Posts Tagged ‘football’

We’ll this is it, the time has finally arrived- no more Sundays of having to watch downhill skiing, slow pitch softball, or gymnastics (Admit it!). Football is finally back, but just before kickoff, the ultimate horror occurs- your wife drags you off to the store. You did your best to barter, beg, and plead, but there was no getting out of it. So there you are, big lipping it (pouting) on aisle 9 with only 30 more aisles to wondrously walk down. Not wanting to miss any of the game’s action, you do the next best thing and whip out your smartphone to check your Twitter feed. As the game’s highlight feeds roll in, you mentally connect the dots of action. but it’s just not the same. Even though you’re not technically not missing out on what’s going on with the game, the feed of the action is not the same as the feeling of actually watching it unfold. 

The feeling of watching a game live explains why you’re willing to pay 5x a ticket’s face value only to be crammed into a stadium with thousands of others and feast on overpriced beer and hotdogs. You also love the feeling of sitting at home watching the game on your 60” HD flat screen TV with the surround sound cranked so high that it rattles the pictures on your wall. 
Feelings always trump the feed.
Customers show up on your lot for a feeling. Sure they feed on the research, safety and reliability ratings, and best buying practices, but they show up because they want to feel the emotions of a new vehicle. Customers may not like the process of buying a vehicle, but they sure love the feeling of owning a new one. 
When a customer shows up to look a vehicle how do you make them feel?  Ordinary salespeople sell (or not) based on how they currently feel whereas sales professionals-regardless of how they’re feeling, depend on daily disciplines needed to bring about consistent results. 
As a sales professional, one of the disciplines required for consistent success is the ability to break everything a customer has been feeding on (I.e. research, gossip, & assumptions) and transform it into positive feelings.
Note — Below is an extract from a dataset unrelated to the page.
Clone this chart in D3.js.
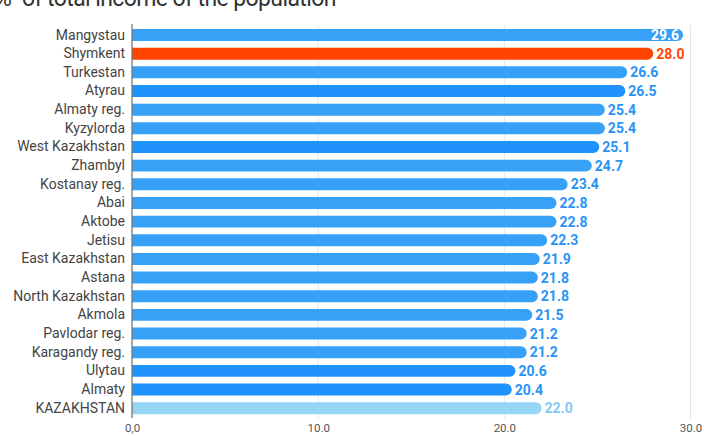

As a professional, you must positively connect to your customers by gaining a better understanding as to why they’re in the market, how they will be using their next vehicle, and then selectively present your vehicle based on their answers. Your primary focus is to prime your customer’s decision pump with positive feelings. 
Look, you have no control over what your customer ultimately decides, but you do have control over how you make them feel. If they feel good about you, the dealership, and the vehicle that you’ve helped them select, then they will feel good about the decision to stop shopping and buy from you. 
Make sure the feelings you manifest are bigger than the feed they originally walked in with.